Chan first tried to coax Ronny Tong back to good humor after he declared in a fit of pique that he would not participate in the June 20-22 exercise and then got into a public spat with fellow Civic Party member Alan Leong Kah-kit.   Chan also met with other “nominating committee moderates,” denied the suggestion that she aimed to set up a separate platform with them, and expressed shock at the government’s May 15 blanket rejection of all popular calls for public nomination.  Finally, Chan not only announced that she intended to vote on June 20-22 but began urging everyone else to do the same.  A low turnout, she said, might give Beijing officials the wrong impression and lull them into thinking their conservative filtering proposals were acceptable (Apple Daily:  May 14, 15, 17, 23; Ming Pao, May 23).

Martin Lee issued a stirring plea on the eve of the Alliance’s May 21st meeting.  Stop quibbling over reform designs and come out in force on June 22, he said.    He also warned against casting a blank vote in protest, contradicting the initial response of Occupy Central organizer Benny Tai who had made the suggestion when he, too, was thrown off balance by the May 6 deliberation day outcome (Ming Pao, May 8).  Martin Lee warned that democrats were falling victim to the oldest tactic around:  divide and rule.  And he should know, he said, because he had been doing battle with Beijing’s united front tactics for years.  They were now succeeding again, by effectively dividing democrats over the issue of electoral reform (Apple, May 21).

Cardinal Zen has not been an active participant in the political reform debate but now he has come forward with some ideas of his own to help remedy Occupy Central’s troubles.

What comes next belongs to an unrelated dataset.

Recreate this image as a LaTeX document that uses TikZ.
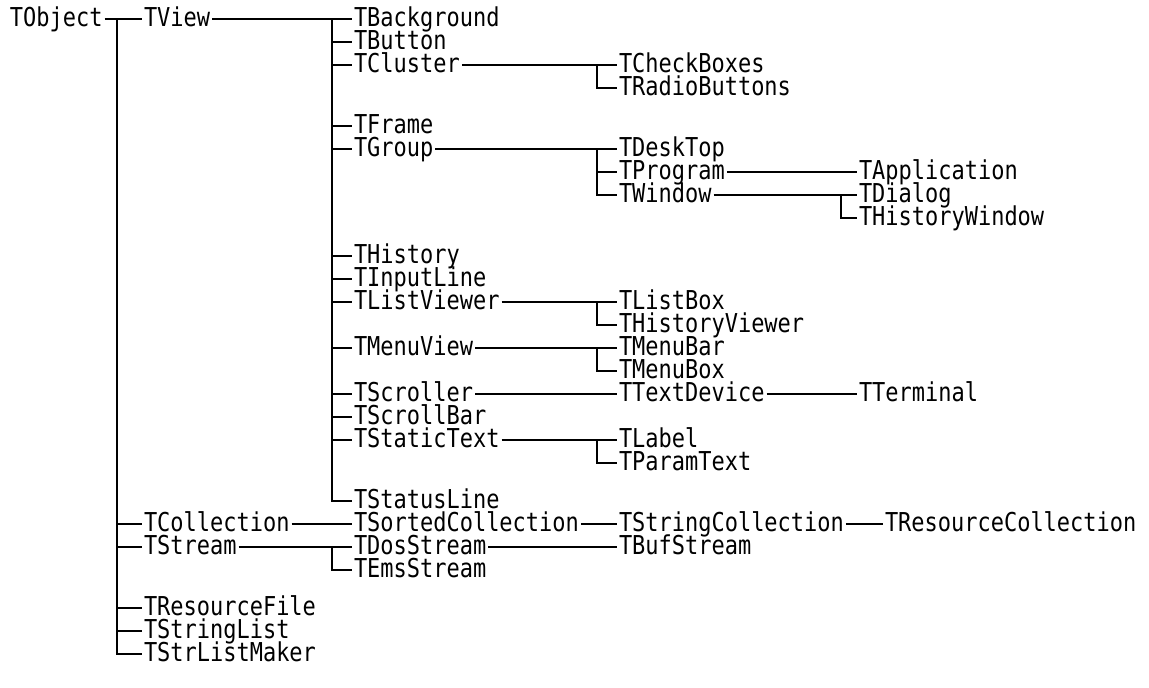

He, too, says a big turnout on June 20-22 is crucial to the cause.  People should see it not as a vote for public nomination but for the objective of a genuine universal suffrage election.  He was also contemplating another period of fast and abstinence but at 82, friends convinced him it might not be such a good idea health-wise.   Instead, he is now invoking the memory of Indian civil disobedience leader Mahatma Gandhi and his march to the sea in protest against a colonial salt tax.  Cardinal Zen’s equivalent is a resolute get-out-the-vote march that will take him through each of Hong Kong’s 18 districts ahead of the June 20-22 poll (Ming Pao, May 21, Apple, May 22).   

In the interests of boosting turnout and the credibility of the June 20-22 exercise, Occupy Central organizers are now planning to add a fourth option.  They aim to address the concerns of moderates who are allegedly still fearful of confronting Beijing and challenging officials with the demand for public nomination.  The idea is to give voters a chance to say whether or not they want an electoral reform design that meets international standards and at least guarantees a choice of candidates.  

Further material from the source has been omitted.